After our last post, “Improving Interface Failovers,” a few people wondered why some Cerner Millennium® servers — most often Ops Job (Millennium batch process), interface and MDI servers — would not start during the failover. Because this situation can have disastrous consequences, it’s an issue worth addressing.
Imagine the following scenario: It’s 3 a.m. on Memorial Day, and your primary application node crashes. The failover scripts run so that users can log into Millennium, but none of the Ops Jobs are running. That means the nursing staff is missing care plans for its shift change, new patients and their lab results are not visible in Millennium, and the Emergency Department director is calling the CIO, COO and CEO complaining that his staff has to go on diversion because they cannot get the patients into Millennium. A storm just ruined your holiday plans.
Had you been aware of a few simple steps that would make your servers fail over successfully, your day could have been clear sailing.
Why didn’t the Ops Job servers start? If the server on a specific Server Control Panel (SCP) Entry ID has not been started on this node before, the Security Master server has to be running to create the service with the correct permissions. If no Security Master server is running after the failover process completes, any of the servers or services that have not gotten to a running state on the failover node prior to the failover cannot be started.
A little analysis will explain why this scenario happens so frequently. Way back when, about 90 days before you first brought Millennium up, consultants from the vendor swooped in to set up failover. They ran through a couple of tests and showed you how, should the primary node go down, you could still log into Millennium. They flew back home, and you turned your attention back to what seemed like more critical work that had to be done before go-live.
Now, many years later, you have added and deleted Ops Jobs, your old registration system has been upgraded, the inbound feed changed names to allow testing into Millennium production and to minimize the cutover time, you added about a dozen MDI servers, you moved on to a different Millennium client, or you were promoted, and your project staff is scattered around various clinical areas. Go-live and pre-go-live are remembered for the number of service packs you had to install and test and the huge amount of training you had to do. Who recalls the little detail about the need for the Security Master to be running to allow a new Millennium server to start on a node?

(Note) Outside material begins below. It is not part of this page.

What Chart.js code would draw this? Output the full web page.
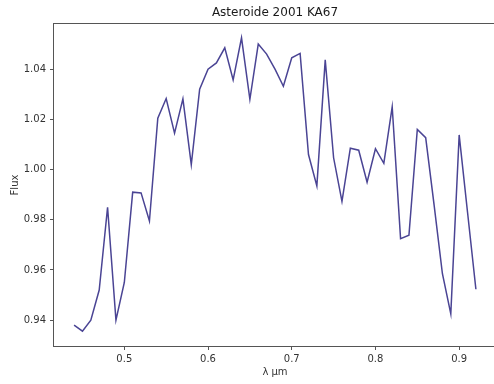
<!DOCTYPE html>
<html>
<head>
<meta charset="utf-8">
<title>Asteroide 2001 KA67</title>
<script src="https://cdn.jsdelivr.net/npm/chart.js@4/dist/chart.umd.min.js"></script>
<style>
  html, body { margin: 0; padding: 0; background: #fff; overflow: hidden; }
  canvas { display: block; }
</style>
</head>
<body>
<canvas id="spec" width="497" height="384"></canvas>
<script>
// Reflectance spectrum, wavelength in microns
const wavelength = [
  0.44, 0.45, 0.46, 0.47, 0.48, 0.49, 0.50, 0.51, 0.52, 0.53,
  0.54, 0.55, 0.56, 0.57, 0.58, 0.59, 0.60, 0.61, 0.62, 0.63,
  0.64, 0.65, 0.66, 0.67, 0.68, 0.69, 0.70, 0.71, 0.72, 0.73,
  0.74, 0.75, 0.76, 0.77, 0.78, 0.79, 0.80, 0.81, 0.82, 0.83,
  0.84, 0.85, 0.86, 0.87, 0.88, 0.89, 0.90, 0.91, 0.92
];
const flux = [
  0.938, 0.9356, 0.940, 0.952, 0.985, 0.940, 0.955, 0.991, 0.9907, 0.9795,
  1.0205, 1.0283, 1.0145, 1.0282, 1.002, 1.032, 1.040, 1.0425, 1.0485, 1.0357,
  1.0525, 1.028, 1.050, 1.046, 1.040, 1.0332, 1.0445, 1.0463, 1.006, 0.9935,
  1.0437, 1.0047, 0.9873, 1.0085, 1.0077, 0.995, 1.0083, 1.0025, 1.025, 0.9725,
  0.9738, 1.016, 1.0127, 0.986, 0.9585, 0.9425, 1.0138, 0.983, 0.9523
];
const xTicks = [0.5, 0.6, 0.7, 0.8, 0.9];
const yTicks = [0.94, 0.96, 0.98, 1.00, 1.02, 1.04];

const titleText = 'Asteroide 2001 KA67';
const FONT = "'DejaVu Sans', sans-serif";
const INK = '#333';

const points = wavelength.map((w, i) => ({ x: w, y: flux[i] }));

// Axes frame and title, drawn around the plot area
const framePlugin = {
  id: 'frame',
  afterDraw(chart) {
    const { ctx, chartArea: a } = chart;
    ctx.save();
    ctx.strokeStyle = '#555';
    ctx.lineWidth = 1;
    ctx.strokeRect(Math.round(a.left) - 0.5, Math.round(a.top) - 0.5,
                   Math.round(a.right - a.left) + 1, Math.round(a.bottom - a.top) + 1);
    ctx.fillStyle = '#1a1a1a';
    ctx.font = '12px ' + FONT;
    ctx.textAlign = 'center';
    ctx.textBaseline = 'middle';
    ctx.fillText(titleText, (a.left + a.right) / 2, 13);
    ctx.restore();
  }
};

new Chart(document.getElementById('spec'), {
  type: 'line',
  data: {
    datasets: [{
      data: points,
      borderColor: '#4a4494',
      borderWidth: 1.5,
      pointRadius: 0,
      tension: 0,
      fill: false
    }]
  },
  options: {
    responsive: false,
    animation: false,
    devicePixelRatio: 1,
    layout: { padding: { left: 0, top: 24, right: 1, bottom: 0 } },
    plugins: { legend: { display: false }, tooltip: { enabled: false } },
    scales: {
      x: {
        type: 'linear',
        min: 0.416,
        max: 0.944,
        afterFit(s) { s.height = 38; },
        afterBuildTicks(s) { s.ticks = xTicks.map(v => ({ value: v })); },
        border: { display: false },
        grid: { drawOnChartArea: false, drawTicks: true, tickLength: 4, color: '#555' },
        ticks: {
          color: INK, font: { family: FONT, size: 10 }, padding: 3,
          maxRotation: 0, callback: v => v.toFixed(1)
        },
        title: {
          display: true, text: 'λ μm', color: INK,
          font: { family: FONT, size: 10 }, padding: { top: 6, bottom: 6 }
        }
      },
      y: {
        min: 0.9297,
        max: 1.058,
        afterFit(s) { s.width = 54; },
        afterBuildTicks(s) { s.ticks = yTicks.map(v => ({ value: v })); },
        border: { display: false },
        grid: { drawOnChartArea: false, drawTicks: true, tickLength: 4, color: '#555' },
        ticks: {
          color: INK, font: { family: FONT, size: 10 }, padding: 4,
          callback: v => v.toFixed(2)
        },
        title: {
          display: true, text: 'Flux', color: INK,
          font: { family: FONT, size: 10 }, padding: { top: 9, bottom: 9 }
        }
      }
    }
  },
  plugins: [framePlugin]
});
</script>
</body>
</html>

What, in fact, is the Security Master? For organizations using LDAP to access and maintain their user directory, the Security Master server updates the sec_user.dat file with local accounts, for example SYSTEM, SYSTEMOE and CERNER. For those not using LDAP, the Security Master also is used to add, remove, modify and delete all user IDs. So when a new person joins your organization and you run the tool HNAUser, a new row is added to sec_user.dat as well as some Oracle tables. Additionally, the Security Master creates a service key for the Millennium processes as they start up. These service keys only exist in the sec_user.dat file; they are not kept in LDAP. This key is used to make sure the processes running on the application nodes are legitimate processes. During normal operations, no one really cares about the security services. They quietly do their work when you stop and start Millennium servers on the application nodes, and everyone — especially your security manager — is happy. Until a failover.
Let’s go back to our Memorial Day crisis, where your family headed to the lake without you. You, like most Millennium clients, have Node 1 of SCP Entry ID 32 configured as the Security Master and Node 2 as the Security Slave. With this common configuration, however, you do not fail over the Security Master, so all of the Ops Jobs you added after go-live, along with new interfaces and MDI servers, didn’t seem to start. Yet nothing shows in any of the message logs. You called your vendor’s Immediate Response Center, but the response has not been immediate enough. After calling you back in 15 to 45 minutes to verify you are still having the problem, IRC might take four more hours to contact you again. In the meantime, the ED director is calling for your resignation and the ICU, CCU and NNICU staff are looking for a throat to choke.
How could you have prevented the chaos and been fishing for something other than answers? The single biggest thing you can do is NOT put a Security Slave on SCP Entry ID 32. Use any other SCP Entry ID — 31 and 19 are often open. After you have the Security Slave configured to run on a different SCP Entry ID, copy the Security Master from the primary node to the secondary nodes. Verify that the Instance is set to 0, which will ensure that SCP Entry ID 32 does not start up and that CPM HNAM Agent does not start it. Finally, put 32 in the cerner.vars file as a single-instance server. That way, when the failover scripts run, you will be able to start the Ops Jobs, interfaces and MDIs as needed to minimize your downtime.
Here’s one last detail for all the system administrators who like such specifics: Create a chron job to automatically copy the $cer_config’s security.jnl file from the application node where the Security Master is running to the other application nodes. Then verify that the permissions are “-rw-rw-----” and the owner and group (assuming your domain name is prod) are both d_prod.
Prognosis: A little preparation can dramatically improve the failover process and make your night, weekend and holiday events much shorter and quieter.